15 die in Baghdad suicide attack
A suicide bomber blew up his his car outside the home of the leader of Iraq’s biggest political party today, killing 15 people and injuring dozens.
Abdul Aziz al-Hakim, head of the Supreme Council for the Islamic Revolution in Iraq – the country’s most powerful Shiite political group – was in his Baghdad home at the time but was not injured, said his spokesman, Haitham al-Husseini.
The blast, which shook the area and sent a cloud of smoke high above the area, killed 15 people and injured at least 50, said police Captain Ahmed Ismail. Thirty-two cars on the street and near the gates were destroyed or damaged.

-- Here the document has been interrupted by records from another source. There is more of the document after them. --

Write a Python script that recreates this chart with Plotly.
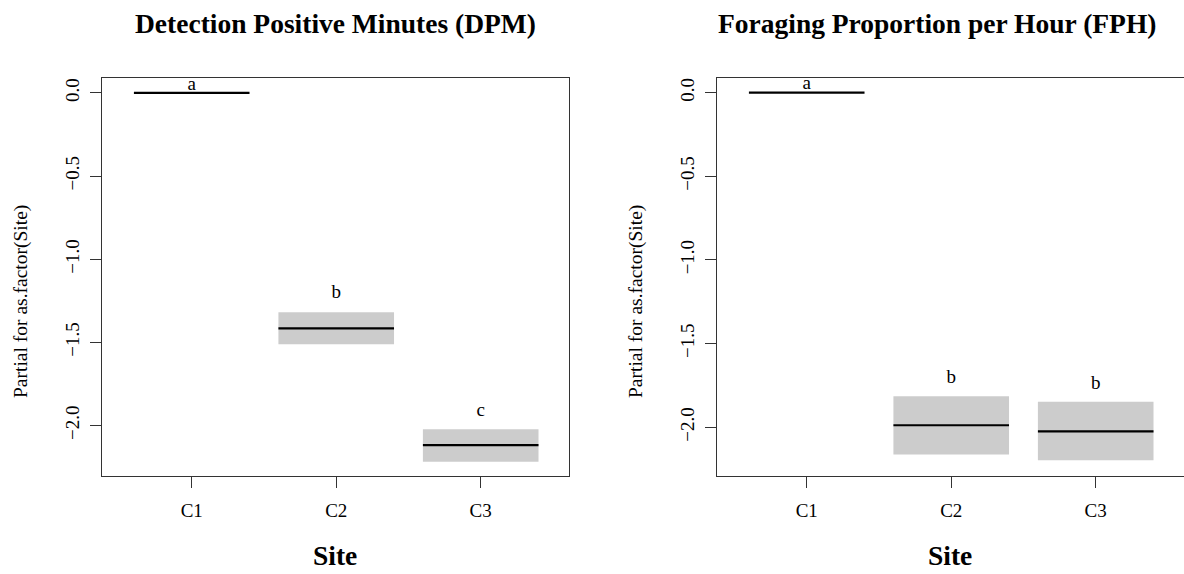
import plotly.graph_objects as go

sites = ["C1", "C2", "C3"]
site_pos = [1, 2, 3]

# Detection Positive Minutes (DPM)
dpm_fit = [0.0, -1.415, -2.118]
dpm_lo = [0.0, -1.511, -2.217]
dpm_hi = [0.0, -1.319, -2.022]
dpm_letters = ["a", "b", "c"]
dpm_letter_y = [0.048, -1.206, -1.912]

# Foraging Proportion per Hour (FPH)
fph_fit = [0.0, -1.988, -2.024]
fph_lo = [0.0, -2.163, -2.197]
fph_hi = [0.0, -1.815, -1.848]
fph_letters = ["a", "b", "b"]
fph_letter_y = [0.052, -1.709, -1.745]

yticks = [0.0, -0.5, -1.0, -1.5, -2.0]
ytick_text = ["0.0", "\u22120.5", "\u22121.0", "\u22121.5", "\u22122.0"]

titles = ["Detection Positive Minutes (DPM)", "Foraging Proportion per Hour (FPH)"]

HALF = 0.4
FONT = "Liberation Serif"
W, H = 1184, 574

fig = go.Figure()

panels = [
    (dpm_fit, dpm_lo, dpm_hi, dpm_letters, dpm_letter_y, "x", "y"),
    (fph_fit, fph_lo, fph_hi, fph_letters, fph_letter_y, "x2", "y2"),
]

for fit, lo, hi, letters, ly, xa, ya in panels:
    for p, f, l, h in zip(site_pos, fit, lo, hi):
        if h != l:
            fig.add_trace(go.Scatter(
                x=[p - HALF, p + HALF, p + HALF, p - HALF, p - HALF],
                y=[l, l, h, h, l],
                fill="toself", fillcolor="#CCCCCC", mode="lines",
                line=dict(width=0), xaxis=xa, yaxis=ya, showlegend=False,
                hoverinfo="skip"))
        fig.add_trace(go.Scatter(
            x=[p - HALF, p + HALF], y=[f, f], mode="lines",
            line=dict(color="black", width=2.2), xaxis=xa, yaxis=ya,
            showlegend=False))
    fig.add_trace(go.Scatter(
        x=site_pos, y=ly, mode="text", text=letters,
        textfont=dict(family=FONT, size=19, color="black"),
        xaxis=xa, yaxis=ya, showlegend=False, hoverinfo="skip"))

axis_common = dict(
    showline=True, linecolor="#333333", linewidth=1, mirror=True,
    showgrid=False, zeroline=False, ticks="outside", ticklen=11,
    tickcolor="#333333", tickfont=dict(family=FONT, size=19, color="black"),
)

px_per = lambda a, b: [a / W, b / W]
fig.update_layout(
    width=W, height=H, margin=dict(l=0, r=0, t=0, b=0),
    plot_bgcolor="white", paper_bgcolor="white",
    xaxis=dict(domain=px_per(101.7, 569), range=[0.377, 3.611],
               tickvals=site_pos, ticktext=sites, ticklabelstandoff=6, **axis_common),
    yaxis=dict(domain=[1 - 476.3 / H, 1 - 78.3 / H], range=[-2.305, 0.088],
               tickvals=yticks, ticktext=ytick_text, tickangle=-90,
               ticklabelstandoff=3, **axis_common),
    xaxis2=dict(domain=px_per(716.7, 1184), range=[0.377, 3.611], anchor="y2",
                tickvals=site_pos, ticktext=sites, ticklabelstandoff=6, **axis_common),
    yaxis2=dict(domain=[1 - 476.3 / H, 1 - 78.3 / H], range=[-2.293, 0.086], anchor="x2",
                tickvals=yticks, ticktext=ytick_text, tickangle=-90,
                ticklabelstandoff=3, **axis_common),
)

ann = []
for cx, t in zip([335, 937], titles):
    ann.append(dict(text="<b>%s</b>" % t, x=cx / W, y=1 - 23 / H, xref="paper", yref="paper",
                    showarrow=False, xanchor="center", yanchor="middle",
                    font=dict(family=FONT, size=27.5, color="black")))
for cx in [335, 950]:
    ann.append(dict(text="<b>Site</b>", x=cx / W, y=1 - 555 / H, xref="paper", yref="paper",
                    showarrow=False, xanchor="center", yanchor="middle",
                    font=dict(family=FONT, size=27.5, color="black")))
for cx in [21, 636]:
    ann.append(dict(text="Partial for as.factor(Site)", x=cx / W, y=1 - 302 / H,
                    xref="paper", yref="paper", showarrow=False, textangle=-90,
                    xanchor="center", yanchor="middle",
                    font=dict(family=FONT, size=19.5, color="black")))
fig.update_layout(annotations=ann)

fig.write_html("out.html")
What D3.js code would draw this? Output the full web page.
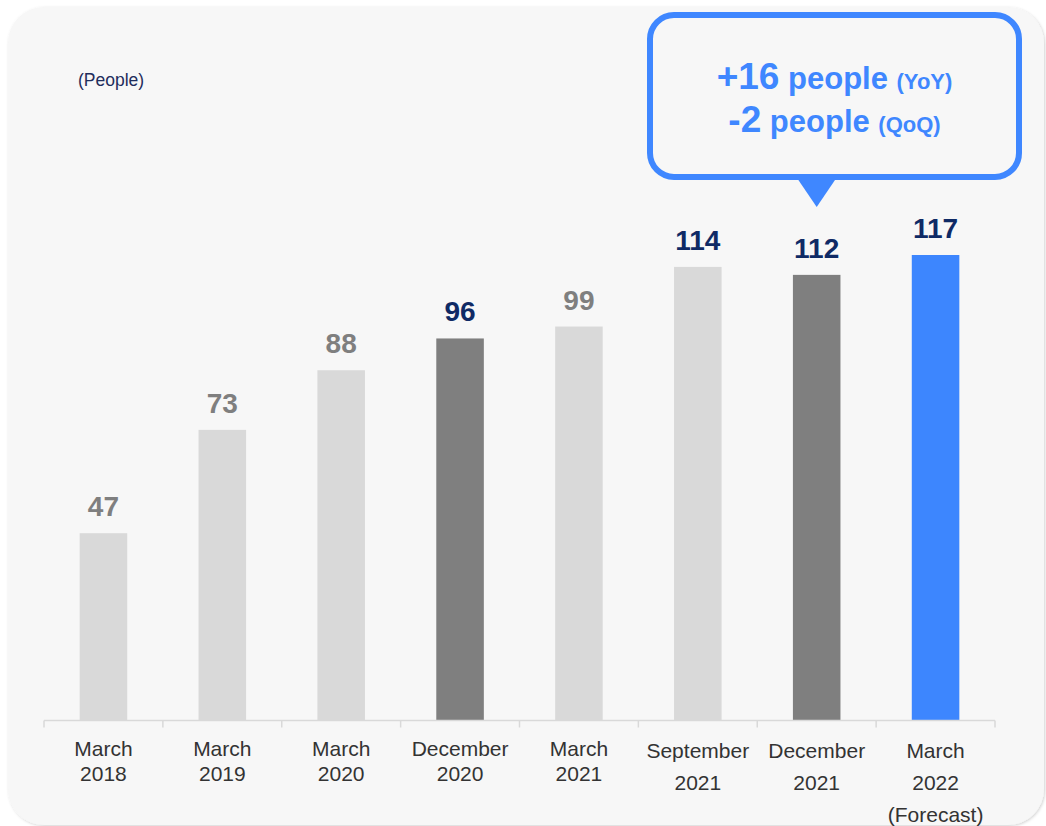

“It was a suicide attack near the gate leading to the office,” al-Husseini said. “Several of the guards were killed and wounded.”
Hakim also heads the candidate list of the 228-member United Iraqi Alliance coalition, which is expected to dominate Iraq’s new constitutional assembly following the first free elections on January 30. The coalition is supported by Iraq’s top Shiite cleric, Grand Ayatollah Ali al-Sistani.
Al-Hakim’s son, Ammar, accused Saddam Hussein’s followers of being behind the suicide attack.
“They are the remains of the dead regime and their allies who carried out similar criminal acts in the past,” he said, adding that many of the blast victims were innocent civilians.
The house, where Hakim has his home and offices, was previously owned by Tariq Aziz, a jailed former senior aide to Saddam Hussein who has been in prison since April last year.
Elsewhere, a US soldier died today and another was injured by a roadside bomb in Samarra, 60 miles north of Baghdad.